Exercise instructions:
Return exactly the lines that run from the beginning through the line containing "const R = (pieBox.x1 - pieBox.x0) / 2;", both included, and no others.

(Charts and diagrams as code)

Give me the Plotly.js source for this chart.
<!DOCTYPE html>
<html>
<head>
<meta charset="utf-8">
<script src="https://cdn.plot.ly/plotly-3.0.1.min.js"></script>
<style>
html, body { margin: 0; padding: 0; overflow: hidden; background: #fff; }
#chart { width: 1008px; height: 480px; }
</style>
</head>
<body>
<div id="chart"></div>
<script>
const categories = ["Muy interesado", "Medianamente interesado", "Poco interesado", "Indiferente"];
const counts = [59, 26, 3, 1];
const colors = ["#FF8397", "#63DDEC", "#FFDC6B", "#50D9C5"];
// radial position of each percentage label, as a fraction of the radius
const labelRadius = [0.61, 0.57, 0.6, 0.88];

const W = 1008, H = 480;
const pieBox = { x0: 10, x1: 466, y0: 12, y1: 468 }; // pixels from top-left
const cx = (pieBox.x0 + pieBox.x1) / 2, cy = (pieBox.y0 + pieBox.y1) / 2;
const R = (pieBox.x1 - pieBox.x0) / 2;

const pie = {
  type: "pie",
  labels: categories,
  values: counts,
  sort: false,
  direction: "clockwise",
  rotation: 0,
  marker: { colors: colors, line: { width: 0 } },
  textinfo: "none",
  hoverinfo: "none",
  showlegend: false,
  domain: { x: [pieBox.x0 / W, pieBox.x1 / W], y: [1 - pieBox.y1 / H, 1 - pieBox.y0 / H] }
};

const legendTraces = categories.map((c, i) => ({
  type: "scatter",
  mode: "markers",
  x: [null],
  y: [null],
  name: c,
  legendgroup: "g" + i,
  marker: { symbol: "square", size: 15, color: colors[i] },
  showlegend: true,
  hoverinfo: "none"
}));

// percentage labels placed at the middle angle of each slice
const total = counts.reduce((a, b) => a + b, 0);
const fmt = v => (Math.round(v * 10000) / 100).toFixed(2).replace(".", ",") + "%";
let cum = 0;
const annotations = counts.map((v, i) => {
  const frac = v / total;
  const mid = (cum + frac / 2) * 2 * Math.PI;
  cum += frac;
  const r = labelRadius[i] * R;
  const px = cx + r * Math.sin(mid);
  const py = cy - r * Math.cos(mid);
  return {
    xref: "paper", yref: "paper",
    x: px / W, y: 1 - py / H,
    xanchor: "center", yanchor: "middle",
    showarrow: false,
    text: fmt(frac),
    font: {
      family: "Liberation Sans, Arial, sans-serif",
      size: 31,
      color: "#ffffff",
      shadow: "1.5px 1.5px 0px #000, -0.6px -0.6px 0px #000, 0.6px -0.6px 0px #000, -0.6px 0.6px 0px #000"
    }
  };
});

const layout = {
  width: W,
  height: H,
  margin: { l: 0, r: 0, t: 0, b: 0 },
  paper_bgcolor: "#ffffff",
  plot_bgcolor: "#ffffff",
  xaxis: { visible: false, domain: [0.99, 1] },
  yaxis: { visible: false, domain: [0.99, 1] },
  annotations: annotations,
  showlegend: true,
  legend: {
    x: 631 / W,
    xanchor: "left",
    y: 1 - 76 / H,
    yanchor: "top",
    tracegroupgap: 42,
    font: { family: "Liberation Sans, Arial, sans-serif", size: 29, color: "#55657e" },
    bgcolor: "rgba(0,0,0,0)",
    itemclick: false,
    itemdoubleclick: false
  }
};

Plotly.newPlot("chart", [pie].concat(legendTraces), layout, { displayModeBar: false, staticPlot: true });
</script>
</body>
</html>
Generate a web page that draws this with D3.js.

Response for this exercise:
Give me the Plotly.js source for this chart.
<!DOCTYPE html>
<html>
<head>
<meta charset="utf-8">
<script src="https://cdn.plot.ly/plotly-3.0.1.min.js"></script>
<style>
html, body { margin: 0; padding: 0; overflow: hidden; background: #fff; }
#chart { width: 1008px; height: 480px; }
</style>
</head>
<body>
<div id="chart"></div>
<script>
const categories = ["Muy interesado", "Medianamente interesado", "Poco interesado", "Indiferente"];
const counts = [59, 26, 3, 1];
const colors = ["#FF8397", "#63DDEC", "#FFDC6B", "#50D9C5"];
// radial position of each percentage label, as a fraction of the radius
const labelRadius = [0.61, 0.57, 0.6, 0.88];

const W = 1008, H = 480;
const pieBox = { x0: 10, x1: 466, y0: 12, y1: 468 }; // pixels from top-left
const cx = (pieBox.x0 + pieBox.x1) / 2, cy = (pieBox.y0 + pieBox.y1) / 2;
const R = (pieBox.x1 - pieBox.x0) / 2;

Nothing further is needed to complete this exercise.